Contributeur: Alain Provost
Sa récolte, estimée à 43,000 images numériques, documente deux siècles de shows dans la métropole. Cette banque aux proportions vertigineuses sert à nourrir son projet Montréal Concert Poster Archive, une grande murale tapissant l’internet de l’histoire musicale locale.
Saviez-vous que Ravel a déjà offert un récital dans le Quartier latin, qu’un show des Cro-Mags coûtait 4 dollars à la porte et qu’Art Blakey a drummé dans un steakhouse de la rue Peel?
Moi je l’ignorais.
C’est dans le sous-sol de sa maison à Brossard, entre les biographies de Ginsberg et une belle collection de Blue Note, que je rencontre le jeune père de famille derrière l’initiative.
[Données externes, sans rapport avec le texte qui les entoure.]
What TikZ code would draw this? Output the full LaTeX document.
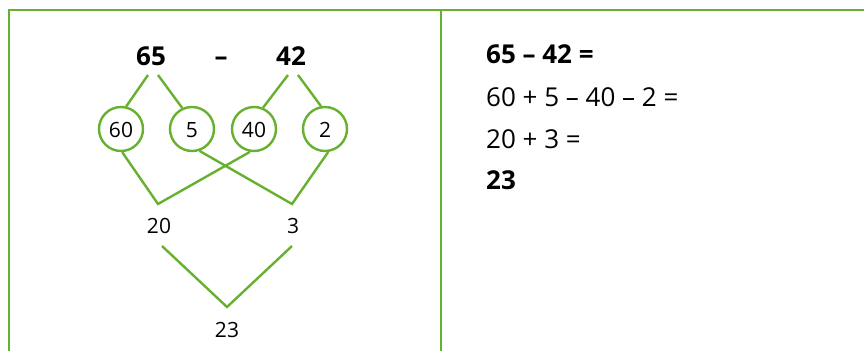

Jean-François m’explique que la genèse du projet s’est formée à la suite d’une publication d’un ami sur Instagram qui exhibait ses vieux posters de shows hardcore.
En les voyant défiler, il se dit : « C’est très cool, mais ne serait-ce pas mieux si on ouvrait la démarche à tous les styles? »
Il n’en fallait pas plus.
L’ancien disquaire se retrousse les manches et démarre l’aventure en publiant ses propres affiches, puis celles d’amis. Il épluche les archives de journaux, creuse les ressources publiques de la BAnQ.
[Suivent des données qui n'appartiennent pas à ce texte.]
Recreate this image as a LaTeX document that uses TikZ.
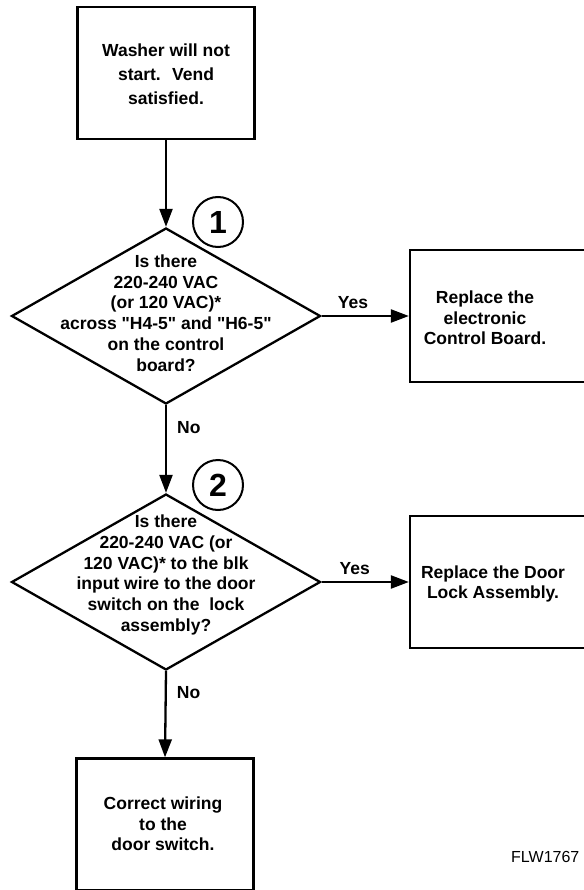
\documentclass[tikz,border=0pt]{standalone}
\usepackage{fontspec}
\setmainfont{Liberation Sans}[Ligatures=TeXOff]
\usetikzlibrary{arrows.meta,shapes.geometric}
\begin{document}
\begin{tikzpicture}[x=1pt,y=-1pt,
  box/.style={draw, line width=2.3pt, minimum width=177pt, minimum height=132pt, inner sep=0pt},
  dia/.style={draw, diamond, line width=2.3pt, minimum width=309pt, minimum height=176pt, inner sep=0pt},
  txt/.style={font=\fontsize{17.5}{20.7}\selectfont\bfseries, align=center, inner sep=0pt},
  lbl/.style={font=\fontsize{17.5}{20.7}\selectfont\bfseries, inner sep=0pt},
  num/.style={draw, circle, line width=2pt, minimum size=50pt, inner sep=0pt, font=\fontsize{32}{32}\selectfont\bfseries},
  arr/.style={-{Triangle[length=18pt,width=13pt]}, line width=2.3pt}]
\useasboundingbox (0,0) rectangle (583,890);

% boxes
\node[box] (start) at (166,73) {};
\node[txt, font=\fontsize{17.5}{24}\selectfont\bfseries] (startt) at (166,74) {Washer will not\\start.~ Vend\\satisfied.};

\node[dia] (d1) at (166,316) {};
\node[txt] (d1t) at (166,313) {Is there\\220-240 VAC\\(or 120 VAC)*\\across "H4-5" and "H6-5"\\on the control\\board?};
\node[num] (c1) at (218,222) {1};

\node[box] (r1) at (498.5,316) {};
\node[txt] (r1t) at (485,318) {Replace the\\electronic\\Control Board.};

\node[dia] (d2) at (166,582) {};
\node[txt] (d2t) at (166,575) {Is there\\220-240 VAC (or\\120 VAC)* to the blk\\input wire to the door\\switch on the~ lock\\assembly?};
\node[num] (c2) at (218,485) {2};

\node[box] (r2) at (498.5,582) {};
\node[txt] (r2t) at (493,584) {Replace the Door\\Lock Assembly.};

\node[box] (fin) at (165,824.5) {};
\node[txt] (fint) at (163,824) {Correct wiring\\to the\\door switch.};

% connectors
\draw[arr] (start.south) -- (d1.north);
\draw[arr] (d1.east) -- node[lbl, above=6pt, pos=0.36] (y1) {Yes} (r1.west);
\draw[arr] (d1.south) -- node[lbl, right=10pt, pos=0.25] (n1) {No} (d2.north);
\draw[arr] (d2.east) -- node[lbl, above=6pt, pos=0.38] (y2) {Yes} (r2.west);
\draw[arr] (d2.south) -- node[lbl, right=10pt, pos=0.25] (n2) {No} (fin.north);

\node[anchor=west, inner sep=0pt, font=\fontsize{16}{16}\selectfont] (code) at (511,857) {FLW1767};
\end{tikzpicture}
\end{document}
« Dès le début, la réaction fut super positive, poursuit l’archiviste amateur. Des centaines de contributeurs en ligne ont depuis adhéré au projet en m’envoyant leurs souvenirs de show. »
Véritable mosaïque de l’héritage musical montréalais, la page propose également l’histoire exhaustive de chaque salle mise de l’avant.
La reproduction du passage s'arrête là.